En la economía cristiana de la salvación el matrimonio es ante todo el camino principal hacia la santidad de los mismos esposos, una santidad vivida en la vida cotidiana: este es un aspecto esencial del Evangelio de la familia. Es significativo que hoy la Iglesia proponga algunos matrimonios como ejemplos de santidad; y pienso también en los innumerables esposos que se santifican y edifican la Iglesia con esa santidad que he llamado «la santidad de la puerta de al lado» (cfr. Exhort. ap. Gaudete et exsultate, 19 marzo 2018, 4-6).
Entre los muchos desafíos que tiene la pastoral familiar para afrontar los problemas, las heridas y los sufrimientos de todos, pienso ahora en los matrimonios en crisis. La Iglesia, tanto los pastores como los demás fieles, los acompaña con amor y esperanza, tratando de sostenerlos. La respuesta pastoral de la Iglesia pretende transmitir de forma vital el Evangelio de la familia. En este sentido, un recurso fundamental para afrontar y superar las crisis es renovar la conciencia del don recibido en el sacramento del matrimonio, don irrevocable, fuente de gracia con la que siempre podemos contar. En la complejidad de las situaciones concretas, que a veces requieren la colaboración de las ciencias humanas, esta luz sobre el matrimonio es parte esencial del camino de reconciliación. Así la fragilidad, que permanece siempre y acompaña también la vida conyugal, no conducirá a la ruptura, gracias a la fuerza del Espíritu Santo.

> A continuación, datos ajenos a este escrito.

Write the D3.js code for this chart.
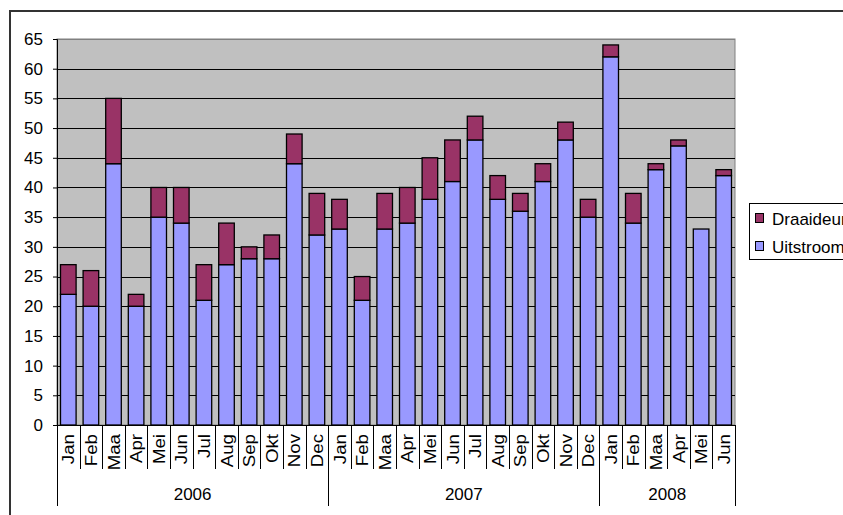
<!DOCTYPE html>
<html>
<head>
<meta charset="utf-8">
<script src="https://cdn.jsdelivr.net/npm/d3@7"></script>
<style>
  body { margin: 0; background: #fff; }
  svg { display: block; font-family: "Liberation Sans", Arial, sans-serif; }
</style>
</head>
<body>
<div id="chart"></div>
<script>
// data
const months = ['Jan', 'Feb', 'Maa', 'Apr', 'Mei', 'Jun', 'Jul', 'Aug', 'Sep', 'Okt', 'Nov', 'Dec',
	'Jan', 'Feb', 'Maa', 'Apr', 'Mei', 'Jun', 'Jul', 'Aug', 'Sep', 'Okt', 'Nov', 'Dec',
	'Jan', 'Feb', 'Maa', 'Apr', 'Mei', 'Jun'];
const years = ['2006', '2007', '2008'];
const yearCounts = [12, 12, 6];
const uitstroom = [22, 20, 44, 20, 35, 34, 21, 27, 28, 28, 44, 32,
	33, 21, 33, 34, 38, 41, 48, 38, 36, 41, 48, 35,
	62, 34, 43, 47, 33, 42];
const draaideur = [5, 6, 11, 2, 5, 6, 6, 7, 2, 4, 5, 7,
	5, 4, 6, 6, 7, 7, 4, 4, 3, 3, 3, 3,
	2, 5, 1, 1, 0, 1];
const yTicks = d3.range(0, 66, 5);

const W = 843, H = 515;
const plotLeft = 57, plotRight = 735, plotTop = 39, plotBottom = 425;

const svg = d3.select('#chart').append('svg')
	.attr('width', W)
	.attr('height', H);

// buitenrand
svg.append('rect')
	.attr('x', 10).attr('y', 11)
	.attr('width', 860).attr('height', 530)
	.attr('fill', '#fff')
	.attr('stroke', '#333')
	.attr('stroke-width', 2);

const keys = months.map((m, i) => i);
const x = d3.scaleBand().domain(keys).range([plotLeft, plotRight]).paddingInner(0.31).paddingOuter(0.155);
const y = d3.scaleLinear().domain([0, 65]).range([plotBottom, plotTop]);

// plotvlak
svg.append('rect')
	.attr('x', plotLeft).attr('y', plotTop)
	.attr('width', plotRight - plotLeft).attr('height', plotBottom - plotTop)
	.attr('fill', '#c0c0c0')
	.attr('stroke', '#808080')
	.attr('stroke-width', 1);

// rasterlijnen
svg.append('g')
	.selectAll('line')
	.data(yTicks.slice(1))
	.enter()
	.append('line')
	.attr('x1', plotLeft).attr('x2', plotRight)
	.attr('y1', d => Math.round(y(d)) + 0.5)
	.attr('y2', d => Math.round(y(d)) + 0.5)
	.attr('stroke', d => d === 65 ? '#808080' : '#000')
	.attr('stroke-width', 1);

// gestapelde balken
const stack = d3.stack().keys(['Uitstroom', 'Draaideur'])(
	keys.map(i => ({ Uitstroom: uitstroom[i], Draaideur: draaideur[i] }))
);
const colors = { Uitstroom: '#9999ff', Draaideur: '#993366' };

stack.forEach(layer => {
	svg.append('g')
		.selectAll('rect')
		.data(layer.map((d, i) => ({ i: i, y0: d[0], y1: d[1] })).filter(d => d.y1 > d.y0))
		.enter()
		.append('rect')
		.attr('x', d => x(d.i))
		.attr('y', d => y(d.y1))
		.attr('width', x.bandwidth())
		.attr('height', d => y(d.y0) - y(d.y1))
		.attr('fill', colors[layer.key])
		.attr('stroke', '#000')
		.attr('stroke-width', 1.3);
});

// y-as
const yAxis = svg.append('g')
	.attr('transform', 'translate(' + plotLeft + ',0)')
	.call(d3.axisLeft(y).tickValues(yTicks).tickSize(4).tickPadding(10));
yAxis.select('.domain').attr('stroke', '#000');
yAxis.selectAll('text').style('font-size', '17px').attr('fill', '#000');

// x-as: maanden
svg.append('line')
	.attr('x1', plotLeft).attr('x2', plotRight)
	.attr('y1', plotBottom + 0.5).attr('y2', plotBottom + 0.5)
	.attr('stroke', '#000');

const step = x.step();
const boundary = i => plotLeft + i * step;

svg.append('g')
	.selectAll('line')
	.data(d3.range(0, months.length + 1))
	.enter()
	.append('line')
	.attr('x1', d => Math.round(boundary(d)) + 0.5)
	.attr('x2', d => Math.round(boundary(d)) + 0.5)
	.attr('y1', plotBottom)
	.attr('y2', 469)
	.attr('stroke', '#000');

svg.append('g')
	.selectAll('text')
	.data(months)
	.enter()
	.append('text')
	.attr('transform', (d, i) => 'translate(' + (x(i) + x.bandwidth() / 2 + 6) + ',' + (plotBottom + 9) + ') rotate(-90) scale(1.1,1)')
	.attr('text-anchor', 'end')
	.style('font-size', '17px')
	.text(d => d);

// x-as: jaren
let acc = 0;
const yearPos = yearCounts.map(c => {
	const p = { start: acc, end: acc + c };
	acc += c;
	return p;
});

svg.append('g')
	.selectAll('line')
	.data([0].concat(yearPos.map(p => p.end)))
	.enter()
	.append('line')
	.attr('x1', d => Math.round(boundary(d)) + 0.5)
	.attr('x2', d => Math.round(boundary(d)) + 0.5)
	.attr('y1', plotBottom)
	.attr('y2', 506)
	.attr('stroke', '#000');

svg.append('g')
	.selectAll('text')
	.data(years)
	.enter()
	.append('text')
	.attr('x', (d, i) => (boundary(yearPos[i].start) + boundary(yearPos[i].end)) / 2)
	.attr('y', 500)
	.attr('text-anchor', 'middle')
	.style('font-size', '17px')
	.text(d => d);

// legenda
const legend = svg.append('g').attr('transform', 'translate(749,203)');
legend.append('rect')
	.attr('x', 0.5).attr('y', 0.5)
	.attr('width', 120).attr('height', 56)
	.attr('fill', '#fff')
	.attr('stroke', '#000');

['Draaideur', 'Uitstroom'].forEach((k, i) => {
	legend.append('rect')
		.attr('x', 6.5).attr('y', 10.5 + i * 28)
		.attr('width', 8).attr('height', 9)
		.attr('fill', colors[k])
		.attr('stroke', '#000');
	legend.append('text')
		.attr('x', 23).attr('y', 22 + i * 28)
		.style('font-size', '17px')
		.text(k);
});
</script>
</body>
</html>
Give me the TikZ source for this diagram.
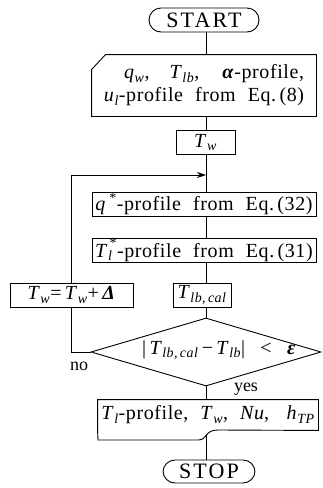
\documentclass[tikz,border=0pt]{standalone}
\usepackage{fontspec}
\setmainfont{Liberation Serif}
\usetikzlibrary{shapes.geometric,arrows.meta}

% text styles of the chart
\newcommand\flowfont{\fontsize{20}{23}\selectfont\addfontfeature{LetterSpace=3}%
  \spaceskip=0.6em plus 0.1em minus 0.1em\relax}
\newcommand\termfont{\fontsize{22}{24}\selectfont\addfontfeature{LetterSpace=10}}
\newcommand\lsub[1]{\textsubscript{\itshape #1}}
\newcommand\bgr[1]{\textbf{\itshape #1}}
\newcommand\vi[1]{\textit{#1}}

\begin{document}
\begin{tikzpicture}[x=1pt,y=-1pt,line width=0.9pt,
  box/.style={draw,rectangle,inner sep=0pt,minimum height=24pt,font=\flowfont},
  term/.style={draw,rectangle,rounded corners=12pt,inner sep=0pt,minimum height=24pt,font=\termfont},
  plain/.style={inner sep=0pt,font=\flowfont},
  decision/.style={draw,diamond,inner sep=0pt,minimum width=230pt,minimum height=68pt},
  loopend/.style={-{Stealth[length=9pt,width=6pt]}},
]
\useasboundingbox (0,0) rectangle (322,488);
\coordinate (spine) at (206,0);

% start
\node[term,minimum width=110pt] (start) at (204,20) {START};

% input data (manual input shape)
\node[plain,minimum width=224pt,minimum height=61pt,align=right] (inp) at (204,85.5)
  {\vi{q}\lsub{w},\quad \vi{T}\lsub{lb},\;\; \bgr{α}-profile,\\
   \vi{u}\lsub{l}-profile from Eq.\,(8)};
\draw ([yshift=-15pt]inp.north west) -- ([xshift=14pt]inp.north west)
  -- (inp.north east) -- (inp.south east) -- (inp.south west) -- cycle;

% main sequence
\node[box,minimum width=59pt] (tw) at (205.5,142.5) {\vi{T}\lsub{w}};
\coordinate (join) at (206,175);
\node[box,minimum width=224pt] (qs) at (204,204)
  {\vi{q}\,\textsuperscript{*}-profile from Eq.\,(32)};
\node[box,minimum width=224pt] (tls) at (204,250)
  {\vi{T}\lsub{l}\kern-3pt\raisebox{2pt}{\textsuperscript{*}}-profile from Eq.\,(31)};
\node[box,minimum width=58pt] (tlb) at (202,295) {\vi{T}\lsub{lb,\,cal}};
\node[box,minimum width=123pt] (upd) at (71.5,295)
  {\vi{T}\lsub{w}=\,\vi{T}\lsub{w}+\,\bgr{Δ}};

% convergence test
\node[decision] (chk) at (206,352) {};
\node[plain] (chktxt) at (219,350)
  {|\,\vi{T}\lsub{lb,\,cal}\,−\,\vi{T}\lsub{lb}|\, <\, \bgr{ε}};

% results (document shape)
\node[plain,minimum width=220pt,minimum height=30pt] (res) at (208,415)
  {\vi{T}\lsub{l}-profile, \vi{T}\lsub{w}, \vi{Nu}, \;\vi{h}\lsub{TP}};
\draw (res.north west) -- (res.north east) -- (res.south east) -- (218,430)
  .. controls (204,430) and (208,440) .. coordinate[pos=0.5] (resfoot) (198,440)
  -- (98,440) -- (res.south west) -- cycle;

% stop
\node[term,minimum width=92pt,minimum height=23pt] (stop) at (209,471.5) {STOP};

% connectors
\draw (start.south -| spine) -- (inp.north -| spine);
\draw (inp.south -| spine) -- (tw.north -| spine);
\draw (tw.south -| spine) -- (qs.north -| spine);
\draw (qs.south -| spine) -- (tls.north -| spine);
\draw (tls.south -| spine) -- (tlb.north -| spine);
\draw (tlb.south -| spine) -- (chk.north);
\draw (chk.south) -- (res.north -| chk.south);
\draw (resfoot) -- (resfoot |- stop.north);
\draw[loopend] (upd.north) |- (join);
\draw (upd.south) |- (chk.west);

% branch labels
\node[plain,font=\fontsize{18}{20}\selectfont] (no) at (79,366) {no};
\node[plain,font=\fontsize{18}{20}\selectfont] (yes) at (246,389) {yes};
\end{tikzpicture}
\end{document}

Queridos hermanos y hermanas, alimentemos siempre en nosotros el espíritu de reconocimiento y gratitud al Señor por sus dones; y así podremos también ayudar a los otros a nutrirlo en las diferentes situaciones de su vida. Nos lo conceda Nuestra Señora, Virgen fiel y Madre de la Divina Gracia. Invoco los dones del Espíritu Santo sobre vuestro servicio a la verdad del matrimonio. Os bendigo de corazón. Y os pido por favor que recéis por mí. Gracias.